Close
Updated:

Continuation of At-Will Employment Held to be Adequate Consideration for Noncompetition Agreement

Indianapolis, IN – The Indiana Court of Appeals has reversed the decision of the Marion Superior Court to deny injunctive relief to Clark Sales & Service, Inc. (“Clark”) of Indianapolis, Indiana in its suit against John D. Smith (“Smith”) and Ferguson Enterprises, Inc. (“Ferguson”) of Newport News, Virginia.

In 1998, Smith began working for Clark, a company that sells and services appliances in the builder-distributor market in Indiana.  In 2004, after one of its high-level managers left Clark for a competitive position at another company, Clark had Smith and various other employees sign a written employment agreement containing both a confidentiality clause and a noncompetition agreement.

Smith resigned his position at Clark on April 13, 2012 but, before doing so, he took copies of Clark’s sales records from 2010 and 2011, including customer and builder contact information, the price of materials sold and Clark’s costs and profit margins.  On April 18, 2012, he accepted an offer of employment with Ferguson, a nearby competitor.  In his new position, he solicited business from various Clark customers.

Attorneys for plaintiff Clark sued to enforce the confidentiality and noncompetition provisions of the agreement entered into with Smith.  The trial court granted Clark’s non-disclosure request and ordered the confidential documents to be returned but it denied Clark’s request for an injunction to enforce the noncompetition portion of the employment agreement.  The trial court noted that there had been no incentive for Smith to agree to the noncompetition provision in the form of, for example, the commencement of a new job or a pay raise.  It held that, as a result, the noncompetition agreement failed for lack of consideration.

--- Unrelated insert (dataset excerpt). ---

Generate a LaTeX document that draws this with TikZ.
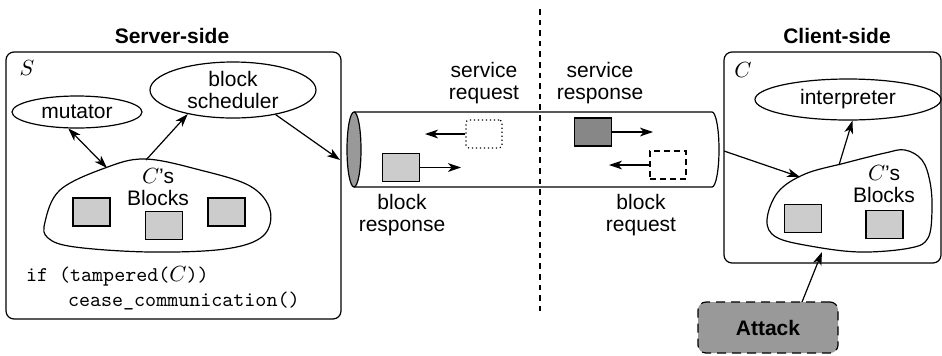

Clark filed an interlocutory appeal.  In a memorandum decision, the Indiana Court of Appeals found that the trial court had abused its discretion by denying the injunction and reversed the decision.  The appellate court held that Indiana law, as enunciated by the Indiana Supreme Court, was that an employer’s promise to continue an employee’s at-will employment was sufficient consideration to support the employee executing a new employment contract with a noncompetition agreement.  No raise or other additional incentive was required.

The appellate court remanded the matter to the trial court for further proceedings regarding the reasonableness of the noncompetition agreement.

Practice Tip: Covenants not to compete are in restraint of trade and are not favored by the law.  If a court applying Indiana law finds that portions of a noncompetition agreement are unreasonable, it may not modify the restrictions to make them reasonable.  Doing so would subject the parties to an agreement they had not made.  The court may, however, employ the “blue pencil” rule to “cross out” portions deemed unreasonable while leaving any separable and reasonable portions intact.

 

This case was reviewed by The Honorable Judge Ezra H. Friedlander of the Indiana Court of Appeals, and assigned Case No. 49A04-1208-PL-387.